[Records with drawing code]
◇ ◇ ◇ ◇
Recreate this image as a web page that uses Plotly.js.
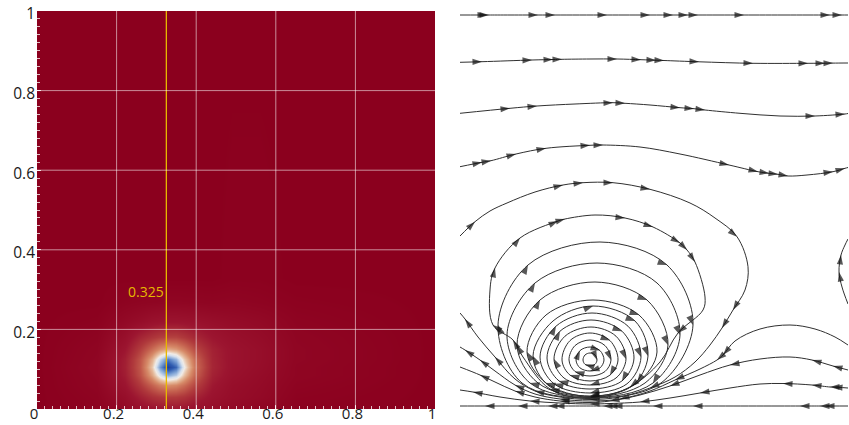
<!DOCTYPE html>
<html><head><meta charset="utf-8">
<script src="https://cdn.plot.ly/plotly-3.0.1.min.js"></script>
<style>html,body{margin:0;padding:0;background:#fff}</style>
</head><body><div id="chart" style="width:849px;height:425px"></div>
<script>
// ---------- left panel: scalar field ----------
const heatX = [0, 0.15, 0.22, 0.26, 0.29, 0.31, 0.33, 0.35, 0.37, 0.40, 0.44, 0.49, 0.56, 0.65, 1];
const heatY = [0, 0.03, 0.06, 0.085, 0.105, 0.125, 0.15, 0.18, 0.22, 0.27, 0.33, 1];
const heatZ = [
  [1, 0.98, 0.925, 0.885, 0.855, 0.845, 0.84, 0.84, 0.85, 0.88, 0.90, 0.93, 0.96, 0.99, 1],
  [1, 0.97, 0.89, 0.81, 0.755, 0.73, 0.72, 0.725, 0.745, 0.80, 0.86, 0.90, 0.93, 0.98, 1],
  [1, 0.96, 0.845, 0.725, 0.615, 0.545, 0.51, 0.53, 0.59, 0.705, 0.83, 0.89, 0.92, 0.97, 1],
  [1, 0.955, 0.815, 0.66, 0.465, 0.295, 0.19, 0.245, 0.415, 0.63, 0.80, 0.87, 0.91, 0.96, 1],
  [1, 0.95, 0.805, 0.64, 0.40, 0.16, 0.015, 0.095, 0.33, 0.60, 0.785, 0.86, 0.90, 0.96, 1],
  [1, 0.955, 0.81, 0.65, 0.45, 0.26, 0.13, 0.21, 0.395, 0.62, 0.79, 0.86, 0.895, 0.955, 1],
  [1, 0.96, 0.84, 0.71, 0.59, 0.51, 0.46, 0.49, 0.56, 0.69, 0.80, 0.86, 0.895, 0.955, 1],
  [1, 0.97, 0.88, 0.79, 0.74, 0.71, 0.70, 0.70, 0.73, 0.785, 0.84, 0.88, 0.91, 0.96, 1],
  [1, 0.985, 0.93, 0.90, 0.87, 0.86, 0.855, 0.855, 0.86, 0.87, 0.89, 0.91, 0.93, 0.97, 1],
  [1, 1, 0.975, 0.965, 0.96, 0.957, 0.955, 0.955, 0.957, 0.96, 0.965, 0.96, 0.97, 0.985, 1],
  [1, 1, 1, 1, 1, 1, 1, 1, 1, 1, 1, 0.99, 0.99, 1, 1],
  [1, 1, 1, 1, 1, 1, 1, 1, 1, 1, 1, 1, 1, 1, 1]
];
const probeX = 0.325;
const probeLabel = '0.325';
const probeLabelPos = [0.275, 0.296];
const xTicks = [0, 0.2, 0.4, 0.6, 0.8, 1];
const yTicks = [0.2, 0.4, 0.6, 0.8, 1];
const gridVals = [0.2, 0.4, 0.6, 0.8];

// ---------- right panel: streamlines [x, y, arrowFlag] (domain units 0..388 x 0..392) ----------
const slT1 = [[0,392,0],[27,392,1],[29,392,1],[78,392,1],[95,392,1],[147,392,1],[190,392,1],[213,392,1],[228,392,1],[238,392,1],[284,392,1],[370,392,1],[382,392,1],[388,392,0]];
const slT2 = [[0,344.7,0],[22,345.3,1],[72,347,1],[93,347.5,1],[102,347.7,1],[130,348,0],[157,348,1],[181,347.3,1],[196,346.8,1],[204,346.5,1],[239,345.2,1],[293,343.7,1],[348,343.7,1],[365,343.8,1],[373,343.9,1],[388,344,0]];
const slT3 = [[0,293.7,0],[50,298.7,1],[77,301,1],[115,303,0],[153,304.3,1],[165,303.7,1],[190,302,0],[220,299.3,1],[234,298.3,1],[245,297,1],[280,293.7,0],[320,291,0],[355,291,1],[385,293,1],[388,293.5,0]];
const slT4 = [[0,240.3,0],[22,244.7,1],[31,246.3,1],[56,253,1],[86,258.7,1],[130,261.7,1],[143,262,1],[180,260,0],[220,253,0],[269,242,1],[298,235.3,1],[309,233.7,1],[318,232.7,1],[328,231,1],[347,232,0],[373,235.3,1],[385,238.7,1],[388,239.5,0]];
const slA1 = [[0,171,0],[15,185.3,1],[30,196,0],[47,204,0],[75,215,0],[103,222,1],[123,224.3,1],[153,224.3,1],[190,217.7,1],[230,204,0],[255,189,0],[277,170.3,1],[288,140.3,0],[285,117,0],[273,97,1],[262,79,1],[250,62,0],[235,45,0],[215,30,0],[190,19,1],[160,10,0],[130,7.5,1],[100,10,0],[75,16,1],[55,28,0],[35,50,1],[18,70,0],[5,88,1],[0,94,0]];
const slR2 = [[388,19,0],[373,20,1],[370,20,1],[352,22,1],[323,23.5,1],[300,23,0],[270,19,0],[240,14,1],[210,9,0],[180,5,1],[150,3.5,0],[130,3,1],[100,4,0],[70,6,1],[40,10,0],[13,15,1],[0,17,0]];
const slR3 = [[388,37,0],[373,41,1],[352,47,1],[330,50,0],[300,48,0],[270,42,1],[240,32,0],[210,21,1],[180,12,0],[150,6,1],[130,4.5,0],[100,6,1],[75,10,0],[55,16,1],[35,25,0],[20,32,1],[0,40,0]];
const slR4 = [[388,62,0],[375,70,0],[355,78,0],[330,82,0],[300,78,0],[275,66,0],[263,52,1],[257,47,1],[240,38,0],[215,27,1],[190,16,0],[160,8,1],[130,6,0],[100,8,1],[75,13,0],[55,22,1],[35,36,0],[20,47,1],[5,57,1],[0,60,0]];
const slP = [[388,103,0],[382,120,0],[379,135,1],[381,152,1],[385,162,0],[388,168,0]];
const slW = [[388,1,0],[365,1,1],[360,1,1],[340,1,1],[233,1,1],[193,1,1],[153,1,1],[148,1,1],[143,1,1],[95,1,1],[88,1,1],[58,1,1],[25,1,1],[0,1,0]];
const slL1 = [[130,54,0],[135,52,0],[137,47,1],[135,42.7,0],[130,41,0],[125,42.7,1],[123,47,0],[125,52,0],[130,54,0]];
const slL2 = [[130,60,0],[140,56.4,1],[144,47,0],[140,39.1,0],[130,36,1],[120,39.1,0],[116,47,0],[120,56.4,1],[130,60,0]];
const slL3 = [[130,67,0],[145,61.4,0],[151,47,1],[145,35.5,0],[130,31,0],[115,35.5,1],[109,47,0],[115,61.4,0],[130,67,0]];
const slL4 = [[130,74,0],[150,66.4,1],[158,47,0],[150,31.9,1],[130,26,0],[110,31.9,1],[102,47,0],[110,66.4,0],[130,74,0]];
const slL5 = [[131,80,0],[156,70.8,0],[166,48,1],[156,29,0],[130,22,1],[104,29,0],[94,48,1],[105,70.8,0],[131,80,0]];
const slL6 = [[131,87,0],[162,75.8,1],[174,49,0],[162,26.1,1],[130,18,0],[99,26.1,1],[87,49,0],[100,75.8,1],[131,87,0]];
const slL7 = [[132,94,0],[168,80.8,0],[181,50,1],[167,23.2,0],[130,14,1],[94,23.2,1],[80,50,0],[96,80.8,1],[132,94,0]];
const slL8 = [[133,101,0],[175,86,1],[188,51,1],[172,21,0],[130,11,1],[89,21,0],[73,51,1],[93,86,0],[133,101,1]];
const slL9 = [[133,107,0],[179,92,1],[197,55,0],[177,24,1],[130,10.5,0],[86,24,1],[67,55,1],[86,92,0],[133,107,0]];
const slL10 = [[135,125,0],[187,107,1],[208,62,1],[185,24,0],[130,10,1],[78,24,0],[57,62,1],[80,107,1],[135,125,0]];
const slL11 = [[137,144,0],[197,124,0],[220,72,1],[193,24,1],[130,9.5,0],[70,24,1],[47,72,0],[75,124,1],[137,144,0]];
const slL12 = [[140,165,0],[207,142,1],[233,82,1],[201,24,0],[130,9,1],[62,24,0],[38,82,1],[68,142,1],[140,165,0]];
const slL13 = [[135,192,0],[165,189,1],[193,180,1],[220,164,1],[227,157,1],[235,145,1],[245,110,0],[243,97,0],[218,74,1],[200,45,0],[170,20,1],[130,8.5,0],[90,18,1],[63,50,0],[53,67,1],[33,82,1],[30,117,0],[35,139,1],[60,169,1],[98,186,1],[105,188,1],[135,192,0]];

const streamlines = [slT1, slT2, slT3, slT4, slA1, slR2, slR3, slR4, slP, slW,
  slL1, slL2, slL3, slL4, slL5, slL6, slL7, slL8, slL9, slL10, slL11, slL12, slL13];

// ---------- build figure ----------
const colorscale = [
  [0.00, '#1e3c94'], [0.08, '#2f5cb0'], [0.18, '#7fa4d6'], [0.28, '#d5e0ee'],
  [0.34, '#f0ebe6'], [0.42, '#e6bd9f'], [0.52, '#d68a68'], [0.62, '#c4604e'],
  [0.72, '#b03a3c'], [0.84, '#9c1530'], [1.00, '#8b001e']
];

const traces = [{
  type: 'heatmap', x: heatX, y: heatY, z: heatZ, zsmooth: 'best',
  colorscale: colorscale, zmin: 0, zmax: 1, showscale: false, hoverinfo: 'skip',
  xaxis: 'x', yaxis: 'y'
}, {
  type: 'scatter', mode: 'lines', x: [probeX, probeX], y: [0, 1],
  line: {color: '#e6b800', width: 1.3}, xaxis: 'x', yaxis: 'y', hoverinfo: 'skip'
}];

streamlines.forEach(function (s) {
  traces.push({
    type: 'scatter', mode: 'lines+markers',
    x: s.map(p => p[0]), y: s.map(p => p[1]),
    line: {color: '#303030', width: 1, shape: 'spline', smoothing: 1},
    marker: {symbol: 'arrow', angleref: 'previous', color: '#111',
             size: s.map(p => p[2] ? 10 : 0), line: {width: 0}},
    xaxis: 'x2', yaxis: 'y2', hoverinfo: 'skip'
  });
});

const shapes = [];
gridVals.forEach(function (v) {
  shapes.push({type: 'line', xref: 'x', yref: 'y', x0: v, x1: v, y0: 0, y1: 1, layer: 'above',
               line: {color: 'rgba(255,255,255,0.55)', width: 1}});
  shapes.push({type: 'line', xref: 'x', yref: 'y', x0: 0, x1: 1, y0: v, y1: v, layer: 'above',
               line: {color: 'rgba(255,255,255,0.55)', width: 1}});
});

const layout = {
  width: 849, height: 425,
  margin: {l: 37, r: 1, t: 11, b: 16, pad: 0},
  paper_bgcolor: '#ffffff', plot_bgcolor: '#ffffff',
  showlegend: false,
  font: {family: 'Open Sans, sans-serif', size: 16, color: '#1a1a1a'},
  xaxis: {
    domain: [0, 0.49076], range: [0, 1], tickmode: 'array', tickvals: xTicks,
    ticktext: xTicks.map(String), showgrid: false, zeroline: false, showline: false,
    ticks: 'inside', ticklen: 4, tickcolor: 'rgba(255,255,255,0.8)',
    tickfont: {size: 15}, ticklabelstandoff: -6, ticklabelshift: -3, ticklabeloverflow: 'allow',
    minor: {tickmode: 'linear', tick0: 0, dtick: 0.02, ticks: 'inside', ticklen: 3,
            tickcolor: 'rgba(255,255,255,0.75)', showgrid: false},
    fixedrange: true
  },
  yaxis: {
    domain: [0, 1], range: [0, 1], tickmode: 'array', tickvals: yTicks,
    ticktext: yTicks.map(String), showgrid: false, zeroline: false, showline: false,
    ticks: 'inside', ticklen: 4, tickcolor: 'rgba(255,255,255,0.8)',
    tickfont: {size: 15.5}, ticklabelstandoff: 1, ticklabelshift: 3, ticklabeloverflow: 'allow',
    minor: {tickmode: 'linear', tick0: 0, dtick: 0.02, ticks: 'inside', ticklen: 3,
            tickcolor: 'rgba(255,255,255,0.75)', showgrid: false},
    fixedrange: true
  },
  xaxis2: {domain: [0.52158, 1], range: [0, 388], visible: false, anchor: 'y2'},
  yaxis2: {domain: [0, 1], range: [-2, 396], visible: false, anchor: 'x2'},
  shapes: shapes,
  annotations: [{
    xref: 'x', yref: 'y', x: probeLabelPos[0], y: probeLabelPos[1], text: probeLabel,
    showarrow: false, font: {family: 'Open Sans, sans-serif', size: 14, color: '#e6b800'}
  }]
};

Plotly.newPlot('chart', traces, layout, {staticPlot: true, displayModeBar: false});
</script>
</body></html>
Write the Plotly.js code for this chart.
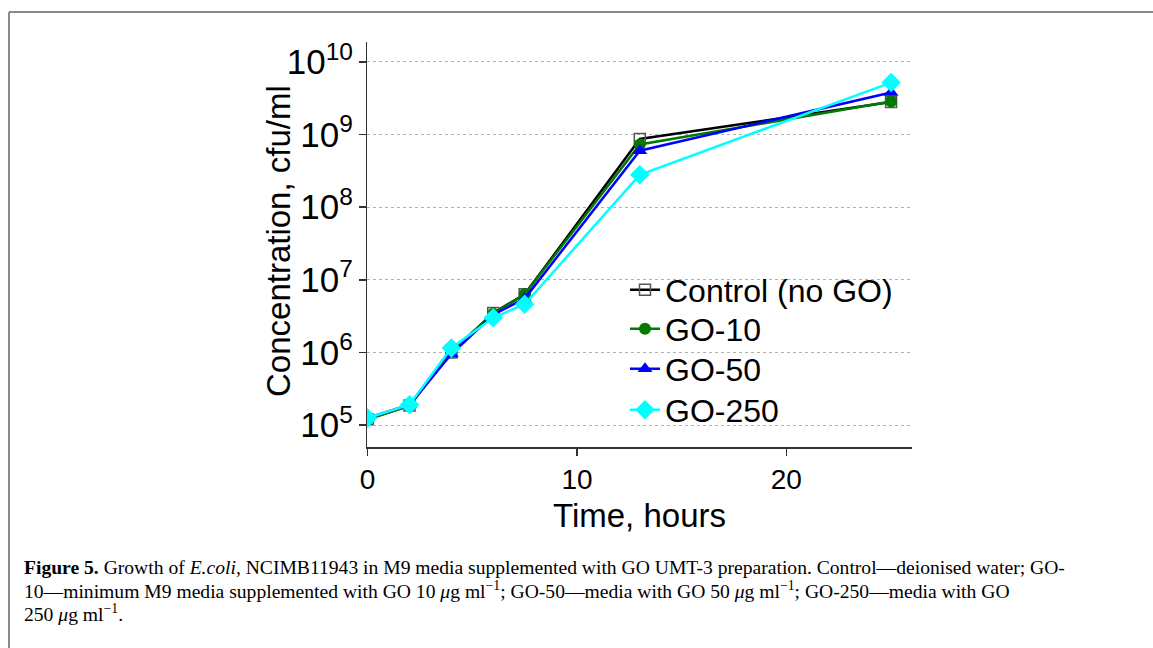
◇ ◇ ◇ ◇
*DIRECTION*:
List the lines of the records where "this" occurs.

*EXERCISE ANSWER*:
Recreate this image as a web page that uses Plotly.js.
Write the Plotly.js code for this chart.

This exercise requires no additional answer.